I’m going to tell you a fact: I’ll barcode anything and check it out, if I can.
Here are some of the unique items that are barcoded in my library: supply boxes (filled with a glue stick, box of crayons, markers, colored pencils, a ruler, and scissors), a selfie stick, an instamatic camera, flash drives, flash memory, scissors, headphones, phone chargers, and yard sticks.
I have these items in my library because every librarian’s mission is to improve society through facilitating knowledge creation in their community. And these items, just like books, do that. Plus, let’s be honest, I’m old and forgetful, so I needed a way to keep up with what students “borrowed”. I only came to this conclusion after forgetting which student had borrowed said item for the gazillionth time.
These items play an important part in providing access for all of my students. A student might need to charge his phone to make a video for class. A student might need headphones to listen to a podcast or a video created by his teacher. Honestly, I feel great about providing these supplies…because these items can empower my community to create new knowledge…as demonstrated by the videos, posters, and signs made by this stuff.
So my newest item to checkout is…dum dum dum…..teacher study guides! I can’t even begin to tell you how much I love this. I’m hoping it expands to the entire school. Basically, how it works is this… a teacher gives me an optional study guide, because he/she does not plan on going over it in class before a test. This study guide is not something that is given to the entire class, and this is something that they teacher has a limited number of copies of, but likely enough copies for everyone who would want them.

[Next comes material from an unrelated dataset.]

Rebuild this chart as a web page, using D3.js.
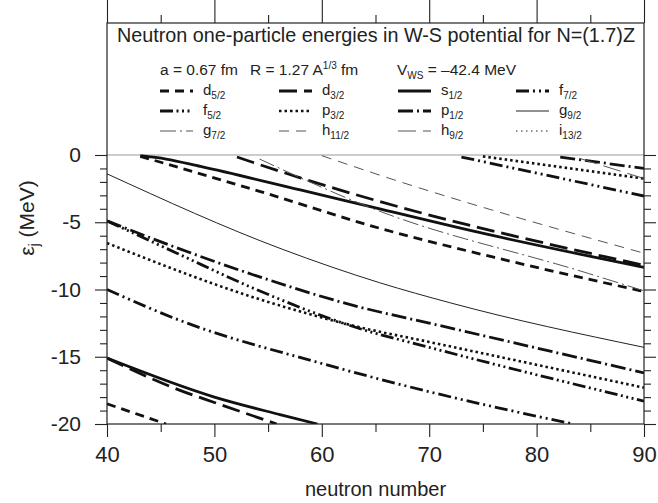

We label the study guides, and students come in and check out the study guide from us, and they take pictures of the answer key. We then encourage students to work with our tutors to prepare for the test. You see, the library also has a number of tutors who can help with most subjects.
This is a win-win for all parties involved. The teacher does not have to spend time making extra copies, handing out study guides to students who do not need or want them, or going over the review (often, questions from old AP tests) in class. Since students are coming to the library to pick up the study guide, we encourage students to work with our tutors or each other during their Independent Study class. This has been a great way to “facilitate knowledge creation”.
I’ve been able to expand this in another class, where students took a test and performed poorly on it. However, the teacher needed to move on in the curriculum. So she’s giving a retest, but before that happens, students have to come to the library and work in groups on the old test. They can use notes, their book, videos, and tutors to help…but they have to work on it. We have the answer key, so when students are done, they can check their work. At that point, they are approved for a retake. Once again, the library is playing a role in facilitating knowledge creation, by making sure that students really work through the problems they missed.
I’m curious what uncommon items are checked out at other libraries. Do share!